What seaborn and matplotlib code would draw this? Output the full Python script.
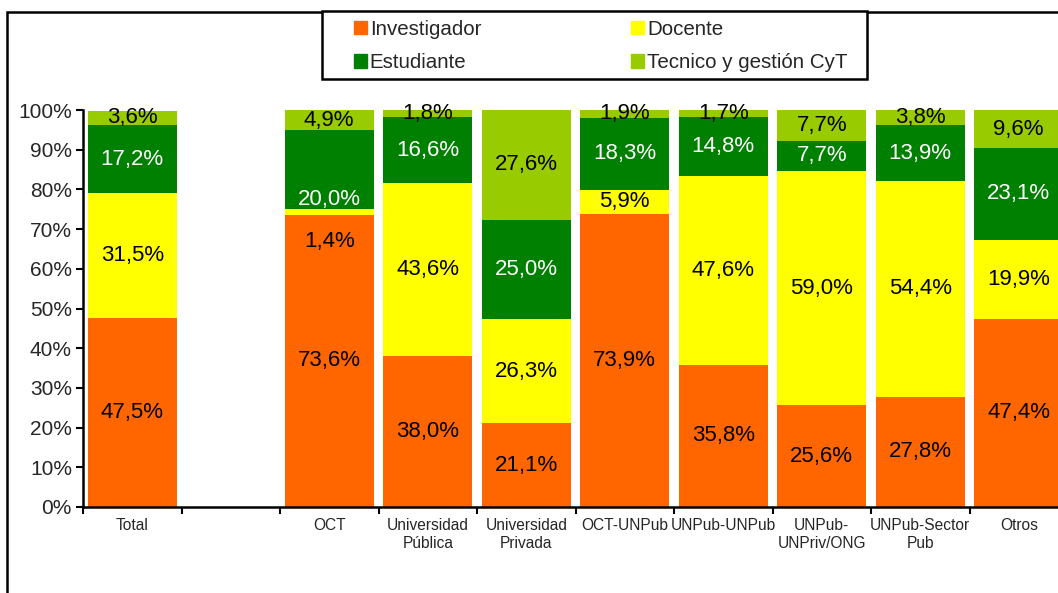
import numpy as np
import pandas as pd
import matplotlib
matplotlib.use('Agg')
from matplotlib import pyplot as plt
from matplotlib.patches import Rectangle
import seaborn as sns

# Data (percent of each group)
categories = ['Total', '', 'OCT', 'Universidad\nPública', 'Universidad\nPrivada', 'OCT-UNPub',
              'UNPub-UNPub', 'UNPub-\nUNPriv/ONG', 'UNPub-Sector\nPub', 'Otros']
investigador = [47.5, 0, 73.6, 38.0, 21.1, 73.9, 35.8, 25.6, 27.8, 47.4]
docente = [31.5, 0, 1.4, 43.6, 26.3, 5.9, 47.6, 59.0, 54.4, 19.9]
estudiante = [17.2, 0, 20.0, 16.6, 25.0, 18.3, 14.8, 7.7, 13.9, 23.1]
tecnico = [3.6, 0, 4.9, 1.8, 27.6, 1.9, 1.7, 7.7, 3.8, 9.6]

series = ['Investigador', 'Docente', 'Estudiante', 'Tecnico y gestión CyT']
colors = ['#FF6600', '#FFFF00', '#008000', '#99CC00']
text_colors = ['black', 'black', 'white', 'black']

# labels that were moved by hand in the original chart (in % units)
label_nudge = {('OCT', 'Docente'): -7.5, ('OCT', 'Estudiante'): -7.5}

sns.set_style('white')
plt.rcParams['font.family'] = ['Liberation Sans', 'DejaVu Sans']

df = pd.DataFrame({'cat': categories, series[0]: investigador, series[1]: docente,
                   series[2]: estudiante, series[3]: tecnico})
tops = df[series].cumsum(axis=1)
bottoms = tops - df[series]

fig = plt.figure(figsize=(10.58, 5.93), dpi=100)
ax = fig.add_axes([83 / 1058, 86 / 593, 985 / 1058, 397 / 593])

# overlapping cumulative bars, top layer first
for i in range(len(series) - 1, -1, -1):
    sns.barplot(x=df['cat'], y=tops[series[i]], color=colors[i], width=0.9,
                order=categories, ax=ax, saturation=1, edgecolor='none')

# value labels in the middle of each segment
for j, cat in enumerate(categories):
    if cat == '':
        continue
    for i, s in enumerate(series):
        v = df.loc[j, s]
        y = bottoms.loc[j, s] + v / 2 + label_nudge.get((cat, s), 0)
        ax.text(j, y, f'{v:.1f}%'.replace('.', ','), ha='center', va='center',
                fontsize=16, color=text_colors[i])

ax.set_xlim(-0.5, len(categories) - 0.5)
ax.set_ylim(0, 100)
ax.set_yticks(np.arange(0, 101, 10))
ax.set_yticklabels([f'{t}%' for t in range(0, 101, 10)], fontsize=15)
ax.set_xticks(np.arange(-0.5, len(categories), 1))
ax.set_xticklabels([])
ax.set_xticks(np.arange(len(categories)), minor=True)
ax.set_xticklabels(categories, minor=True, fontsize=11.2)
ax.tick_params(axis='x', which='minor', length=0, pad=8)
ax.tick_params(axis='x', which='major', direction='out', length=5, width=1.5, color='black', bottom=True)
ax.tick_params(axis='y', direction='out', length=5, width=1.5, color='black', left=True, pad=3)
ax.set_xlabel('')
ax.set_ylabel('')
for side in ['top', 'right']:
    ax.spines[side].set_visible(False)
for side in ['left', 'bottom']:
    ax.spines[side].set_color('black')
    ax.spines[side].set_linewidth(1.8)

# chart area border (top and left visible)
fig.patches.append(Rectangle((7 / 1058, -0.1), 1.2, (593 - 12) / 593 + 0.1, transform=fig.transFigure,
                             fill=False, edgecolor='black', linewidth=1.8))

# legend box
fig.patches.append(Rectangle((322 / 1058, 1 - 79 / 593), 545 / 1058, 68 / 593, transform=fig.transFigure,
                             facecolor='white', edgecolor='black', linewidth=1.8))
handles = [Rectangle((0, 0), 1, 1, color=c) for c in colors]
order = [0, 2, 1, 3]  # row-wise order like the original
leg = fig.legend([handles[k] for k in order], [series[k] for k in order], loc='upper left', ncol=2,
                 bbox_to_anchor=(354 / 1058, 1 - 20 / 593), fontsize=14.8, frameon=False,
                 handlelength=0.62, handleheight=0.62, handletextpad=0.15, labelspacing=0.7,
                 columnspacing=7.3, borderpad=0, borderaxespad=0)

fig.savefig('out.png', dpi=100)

——

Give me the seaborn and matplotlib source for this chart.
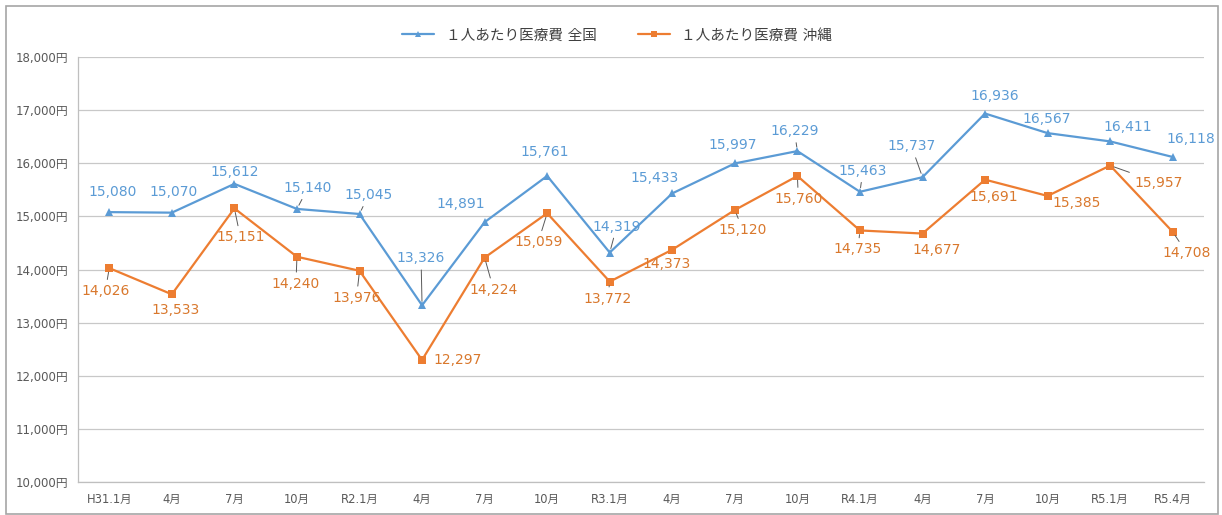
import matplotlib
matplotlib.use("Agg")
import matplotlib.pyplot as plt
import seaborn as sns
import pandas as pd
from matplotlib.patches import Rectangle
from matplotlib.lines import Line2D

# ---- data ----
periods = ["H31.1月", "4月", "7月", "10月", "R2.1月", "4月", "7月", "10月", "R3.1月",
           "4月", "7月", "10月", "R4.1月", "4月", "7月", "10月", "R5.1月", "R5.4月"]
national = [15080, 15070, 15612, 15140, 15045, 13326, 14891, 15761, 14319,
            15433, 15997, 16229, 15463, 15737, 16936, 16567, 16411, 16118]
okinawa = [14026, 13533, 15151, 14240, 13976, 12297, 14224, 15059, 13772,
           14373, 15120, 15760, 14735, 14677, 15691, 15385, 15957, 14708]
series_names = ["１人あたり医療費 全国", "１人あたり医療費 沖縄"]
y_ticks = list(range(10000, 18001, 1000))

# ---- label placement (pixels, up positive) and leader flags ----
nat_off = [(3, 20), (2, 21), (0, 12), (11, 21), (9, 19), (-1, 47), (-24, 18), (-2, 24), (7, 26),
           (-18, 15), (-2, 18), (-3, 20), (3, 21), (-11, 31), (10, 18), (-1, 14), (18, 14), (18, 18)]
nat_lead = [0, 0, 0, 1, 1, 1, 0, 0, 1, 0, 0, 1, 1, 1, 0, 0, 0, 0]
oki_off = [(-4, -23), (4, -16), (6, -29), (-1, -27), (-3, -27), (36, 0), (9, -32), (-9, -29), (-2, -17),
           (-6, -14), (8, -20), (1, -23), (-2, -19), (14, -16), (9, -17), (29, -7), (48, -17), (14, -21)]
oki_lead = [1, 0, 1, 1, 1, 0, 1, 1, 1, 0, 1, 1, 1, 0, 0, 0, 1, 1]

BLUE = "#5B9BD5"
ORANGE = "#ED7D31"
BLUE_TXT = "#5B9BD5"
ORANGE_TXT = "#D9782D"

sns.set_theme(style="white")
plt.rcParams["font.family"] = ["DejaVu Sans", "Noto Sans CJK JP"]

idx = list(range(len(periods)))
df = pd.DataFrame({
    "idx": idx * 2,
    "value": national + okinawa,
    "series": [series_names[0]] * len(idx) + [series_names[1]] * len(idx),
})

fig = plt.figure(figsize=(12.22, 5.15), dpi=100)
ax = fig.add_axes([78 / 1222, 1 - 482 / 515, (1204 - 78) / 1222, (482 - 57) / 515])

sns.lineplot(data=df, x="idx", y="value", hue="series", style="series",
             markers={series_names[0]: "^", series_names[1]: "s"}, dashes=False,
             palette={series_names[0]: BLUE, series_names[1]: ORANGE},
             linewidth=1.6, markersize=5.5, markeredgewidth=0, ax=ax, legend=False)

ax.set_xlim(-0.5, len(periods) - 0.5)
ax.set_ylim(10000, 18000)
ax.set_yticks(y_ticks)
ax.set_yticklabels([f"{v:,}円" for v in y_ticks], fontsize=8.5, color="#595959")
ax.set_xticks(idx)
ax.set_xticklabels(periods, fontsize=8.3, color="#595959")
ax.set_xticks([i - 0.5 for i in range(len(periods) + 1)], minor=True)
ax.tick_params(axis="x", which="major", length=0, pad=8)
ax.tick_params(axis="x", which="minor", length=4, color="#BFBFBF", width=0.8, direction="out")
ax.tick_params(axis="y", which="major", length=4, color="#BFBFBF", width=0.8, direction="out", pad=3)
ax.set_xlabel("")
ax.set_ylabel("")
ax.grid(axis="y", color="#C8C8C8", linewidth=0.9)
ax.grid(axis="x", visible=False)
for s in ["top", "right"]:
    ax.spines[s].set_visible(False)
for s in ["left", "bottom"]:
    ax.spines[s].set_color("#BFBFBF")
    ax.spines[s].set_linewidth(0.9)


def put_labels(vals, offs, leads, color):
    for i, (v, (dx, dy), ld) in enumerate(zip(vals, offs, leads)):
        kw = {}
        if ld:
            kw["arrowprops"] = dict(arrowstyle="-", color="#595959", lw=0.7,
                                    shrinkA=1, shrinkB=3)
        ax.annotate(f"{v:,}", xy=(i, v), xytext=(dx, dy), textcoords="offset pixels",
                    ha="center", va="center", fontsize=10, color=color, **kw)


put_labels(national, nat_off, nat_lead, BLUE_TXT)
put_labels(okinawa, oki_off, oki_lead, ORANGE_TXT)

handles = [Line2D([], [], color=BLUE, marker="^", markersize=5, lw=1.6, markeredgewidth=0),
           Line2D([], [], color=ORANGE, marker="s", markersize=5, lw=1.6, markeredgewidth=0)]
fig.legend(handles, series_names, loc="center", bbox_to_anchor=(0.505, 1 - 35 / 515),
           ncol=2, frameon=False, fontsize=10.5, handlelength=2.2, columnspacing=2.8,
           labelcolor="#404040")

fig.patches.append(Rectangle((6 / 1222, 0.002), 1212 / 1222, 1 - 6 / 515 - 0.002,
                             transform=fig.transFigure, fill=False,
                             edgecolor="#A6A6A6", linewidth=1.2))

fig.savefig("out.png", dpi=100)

——

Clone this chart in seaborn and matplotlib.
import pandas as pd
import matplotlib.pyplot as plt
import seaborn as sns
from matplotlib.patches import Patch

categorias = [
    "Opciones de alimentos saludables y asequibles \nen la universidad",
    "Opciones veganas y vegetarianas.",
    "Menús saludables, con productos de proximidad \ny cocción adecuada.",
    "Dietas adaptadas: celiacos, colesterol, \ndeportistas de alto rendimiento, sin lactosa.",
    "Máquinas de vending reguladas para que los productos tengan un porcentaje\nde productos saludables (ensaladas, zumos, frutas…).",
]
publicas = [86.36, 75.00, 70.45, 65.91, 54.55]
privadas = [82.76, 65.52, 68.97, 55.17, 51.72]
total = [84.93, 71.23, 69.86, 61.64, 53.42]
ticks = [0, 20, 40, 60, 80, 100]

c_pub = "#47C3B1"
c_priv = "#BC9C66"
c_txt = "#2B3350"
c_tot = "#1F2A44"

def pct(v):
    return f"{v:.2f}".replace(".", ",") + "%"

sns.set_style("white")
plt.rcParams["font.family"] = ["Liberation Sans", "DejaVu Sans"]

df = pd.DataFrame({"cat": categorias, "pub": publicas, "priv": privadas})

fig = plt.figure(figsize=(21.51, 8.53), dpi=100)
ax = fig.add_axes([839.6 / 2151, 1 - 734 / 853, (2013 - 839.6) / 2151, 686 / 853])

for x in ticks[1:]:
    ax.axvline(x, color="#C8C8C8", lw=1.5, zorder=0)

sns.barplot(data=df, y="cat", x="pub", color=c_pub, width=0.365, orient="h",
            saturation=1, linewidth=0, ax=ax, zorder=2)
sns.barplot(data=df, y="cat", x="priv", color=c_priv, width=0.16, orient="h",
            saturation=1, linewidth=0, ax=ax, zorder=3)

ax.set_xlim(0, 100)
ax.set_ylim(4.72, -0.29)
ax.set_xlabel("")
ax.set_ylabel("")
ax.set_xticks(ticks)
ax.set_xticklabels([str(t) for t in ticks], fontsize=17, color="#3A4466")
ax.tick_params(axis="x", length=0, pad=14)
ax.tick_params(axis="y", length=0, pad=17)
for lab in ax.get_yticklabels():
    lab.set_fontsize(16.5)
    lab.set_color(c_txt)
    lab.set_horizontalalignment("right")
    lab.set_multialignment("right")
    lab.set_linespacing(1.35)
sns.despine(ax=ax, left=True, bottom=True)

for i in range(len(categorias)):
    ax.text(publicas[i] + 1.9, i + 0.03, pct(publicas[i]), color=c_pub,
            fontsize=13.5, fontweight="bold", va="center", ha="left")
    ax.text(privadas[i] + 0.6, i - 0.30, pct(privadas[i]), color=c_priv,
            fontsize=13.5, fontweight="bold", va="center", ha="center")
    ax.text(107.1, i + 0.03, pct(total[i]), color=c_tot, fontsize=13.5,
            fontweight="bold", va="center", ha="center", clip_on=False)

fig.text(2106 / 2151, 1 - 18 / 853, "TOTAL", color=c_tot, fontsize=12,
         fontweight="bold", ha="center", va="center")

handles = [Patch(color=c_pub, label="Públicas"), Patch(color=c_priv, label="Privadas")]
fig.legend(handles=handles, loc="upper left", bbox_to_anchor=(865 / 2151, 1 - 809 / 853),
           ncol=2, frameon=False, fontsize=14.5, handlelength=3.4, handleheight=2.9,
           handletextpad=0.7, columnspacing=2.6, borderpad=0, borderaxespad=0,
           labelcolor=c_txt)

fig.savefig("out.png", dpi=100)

——

_STATED TASK_:
Extract exactly, and only, the lines from the one with "Give me the" to the one with "from matplotlib.lines import Line2D", both ends counted. Leave the images behind.

_RESULT_:
Give me the seaborn and matplotlib source for this chart.
import matplotlib
matplotlib.use("Agg")
import matplotlib.pyplot as plt
import seaborn as sns
import pandas as pd
from matplotlib.patches import Rectangle
from matplotlib.lines import Line2D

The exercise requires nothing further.